begin ITEMS

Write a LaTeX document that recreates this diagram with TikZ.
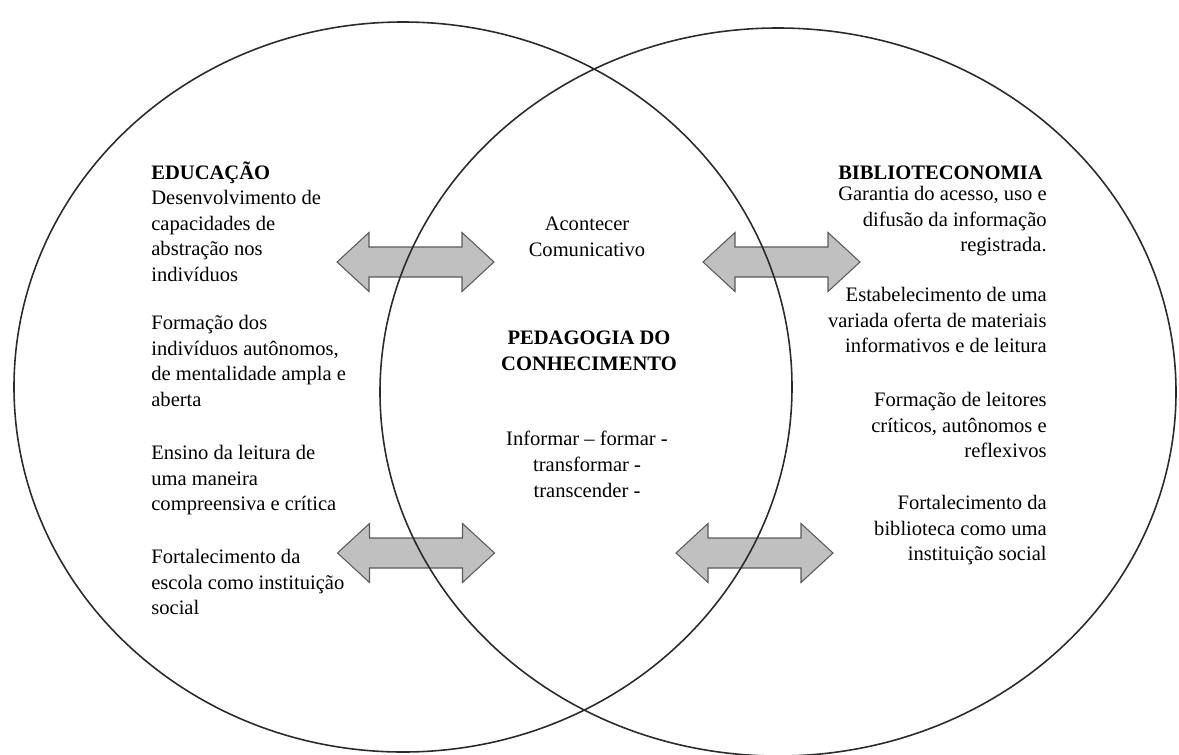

end ITEMS
begin ITEMS

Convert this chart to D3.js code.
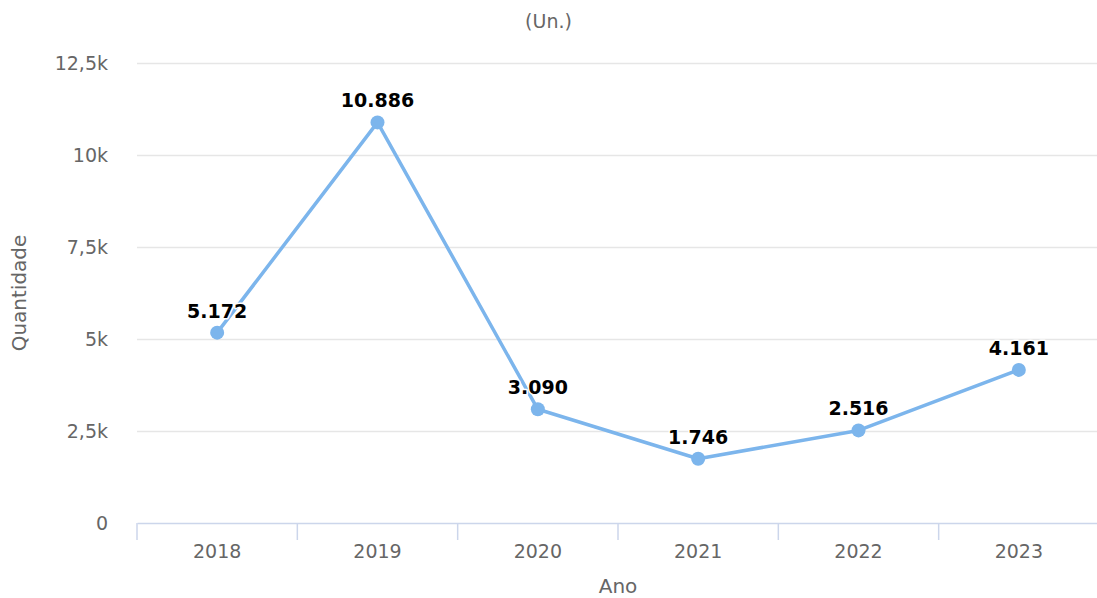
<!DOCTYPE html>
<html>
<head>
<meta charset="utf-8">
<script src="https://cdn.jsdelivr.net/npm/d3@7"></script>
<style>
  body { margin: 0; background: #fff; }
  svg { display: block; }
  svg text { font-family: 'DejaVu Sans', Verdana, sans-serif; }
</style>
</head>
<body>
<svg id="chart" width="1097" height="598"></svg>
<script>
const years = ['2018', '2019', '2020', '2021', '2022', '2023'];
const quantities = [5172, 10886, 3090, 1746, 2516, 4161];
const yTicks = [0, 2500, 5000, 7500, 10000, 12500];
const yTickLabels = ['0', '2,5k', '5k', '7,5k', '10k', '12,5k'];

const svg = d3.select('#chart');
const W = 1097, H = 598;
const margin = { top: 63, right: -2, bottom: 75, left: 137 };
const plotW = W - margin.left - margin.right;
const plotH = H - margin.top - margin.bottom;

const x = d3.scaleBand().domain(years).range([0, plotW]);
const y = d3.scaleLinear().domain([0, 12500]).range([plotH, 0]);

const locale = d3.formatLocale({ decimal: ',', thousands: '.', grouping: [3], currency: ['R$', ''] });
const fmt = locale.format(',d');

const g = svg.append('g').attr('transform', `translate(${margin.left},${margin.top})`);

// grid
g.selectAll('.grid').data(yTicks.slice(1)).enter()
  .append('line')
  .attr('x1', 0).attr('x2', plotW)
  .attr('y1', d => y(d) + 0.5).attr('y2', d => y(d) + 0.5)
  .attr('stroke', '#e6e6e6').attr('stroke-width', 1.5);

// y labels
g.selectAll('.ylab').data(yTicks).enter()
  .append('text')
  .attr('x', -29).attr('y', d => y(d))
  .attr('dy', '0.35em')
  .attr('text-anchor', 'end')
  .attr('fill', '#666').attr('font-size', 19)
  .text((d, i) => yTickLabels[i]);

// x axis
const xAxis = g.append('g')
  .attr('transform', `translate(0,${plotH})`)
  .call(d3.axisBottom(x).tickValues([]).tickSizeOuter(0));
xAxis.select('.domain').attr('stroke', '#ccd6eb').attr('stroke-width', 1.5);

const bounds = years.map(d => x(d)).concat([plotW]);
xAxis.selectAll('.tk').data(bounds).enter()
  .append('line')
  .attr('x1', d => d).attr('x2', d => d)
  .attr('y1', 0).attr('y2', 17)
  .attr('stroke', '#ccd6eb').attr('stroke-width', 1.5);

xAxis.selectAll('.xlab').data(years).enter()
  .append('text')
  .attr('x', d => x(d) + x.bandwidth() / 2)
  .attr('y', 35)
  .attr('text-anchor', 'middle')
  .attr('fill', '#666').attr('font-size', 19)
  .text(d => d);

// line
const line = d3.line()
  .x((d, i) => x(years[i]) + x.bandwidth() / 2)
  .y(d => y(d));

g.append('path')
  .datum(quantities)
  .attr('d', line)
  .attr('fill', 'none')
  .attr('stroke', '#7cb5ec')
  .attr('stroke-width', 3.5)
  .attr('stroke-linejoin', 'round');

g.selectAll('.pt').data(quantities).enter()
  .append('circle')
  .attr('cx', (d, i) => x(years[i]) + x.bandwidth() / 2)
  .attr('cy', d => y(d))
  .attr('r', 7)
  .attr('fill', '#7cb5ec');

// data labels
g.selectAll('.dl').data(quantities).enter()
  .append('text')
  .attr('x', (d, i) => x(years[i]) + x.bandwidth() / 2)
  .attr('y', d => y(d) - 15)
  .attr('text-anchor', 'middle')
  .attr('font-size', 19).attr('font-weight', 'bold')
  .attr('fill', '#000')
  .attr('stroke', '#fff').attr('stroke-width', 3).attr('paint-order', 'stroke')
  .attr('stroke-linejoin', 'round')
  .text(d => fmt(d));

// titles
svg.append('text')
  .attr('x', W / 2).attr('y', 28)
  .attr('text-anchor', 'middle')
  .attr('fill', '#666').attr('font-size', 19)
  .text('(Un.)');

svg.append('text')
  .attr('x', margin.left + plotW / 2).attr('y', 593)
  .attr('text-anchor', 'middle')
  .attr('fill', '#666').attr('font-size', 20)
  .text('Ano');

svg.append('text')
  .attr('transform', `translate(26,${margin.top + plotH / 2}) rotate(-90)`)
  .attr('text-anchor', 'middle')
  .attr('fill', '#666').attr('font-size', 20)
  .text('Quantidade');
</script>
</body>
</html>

end ITEMS

INSTRUCTIONS TO FOLLOW -> Every line from the one containing "Convert this chart to D3.js code." through the one containing "i) => yTickLabels[i]);" should be quoted exactly, and no other lines; keep pictures out of the copy.

RESPONSE ->
Convert this chart to D3.js code.
<!DOCTYPE html>
<html>
<head>
<meta charset="utf-8">
<script src="https://cdn.jsdelivr.net/npm/d3@7"></script>
<style>
  body { margin: 0; background: #fff; }
  svg { display: block; }
  svg text { font-family: 'DejaVu Sans', Verdana, sans-serif; }
</style>
</head>
<body>
<svg id="chart" width="1097" height="598"></svg>
<script>
const years = ['2018', '2019', '2020', '2021', '2022', '2023'];
const quantities = [5172, 10886, 3090, 1746, 2516, 4161];
const yTicks = [0, 2500, 5000, 7500, 10000, 12500];
const yTickLabels = ['0', '2,5k', '5k', '7,5k', '10k', '12,5k'];

const svg = d3.select('#chart');
const W = 1097, H = 598;
const margin = { top: 63, right: -2, bottom: 75, left: 137 };
const plotW = W - margin.left - margin.right;
const plotH = H - margin.top - margin.bottom;

const x = d3.scaleBand().domain(years).range([0, plotW]);
const y = d3.scaleLinear().domain([0, 12500]).range([plotH, 0]);

const locale = d3.formatLocale({ decimal: ',', thousands: '.', grouping: [3], currency: ['R$', ''] });
const fmt = locale.format(',d');

const g = svg.append('g').attr('transform', `translate(${margin.left},${margin.top})`);

// grid
g.selectAll('.grid').data(yTicks.slice(1)).enter()
  .append('line')
  .attr('x1', 0).attr('x2', plotW)
  .attr('y1', d => y(d) + 0.5).attr('y2', d => y(d) + 0.5)
  .attr('stroke', '#e6e6e6').attr('stroke-width', 1.5);

// y labels
g.selectAll('.ylab').data(yTicks).enter()
  .append('text')
  .attr('x', -29).attr('y', d => y(d))
  .attr('dy', '0.35em')
  .attr('text-anchor', 'end')
  .attr('fill', '#666').attr('font-size', 19)
  .text((d, i) => yTickLabels[i]);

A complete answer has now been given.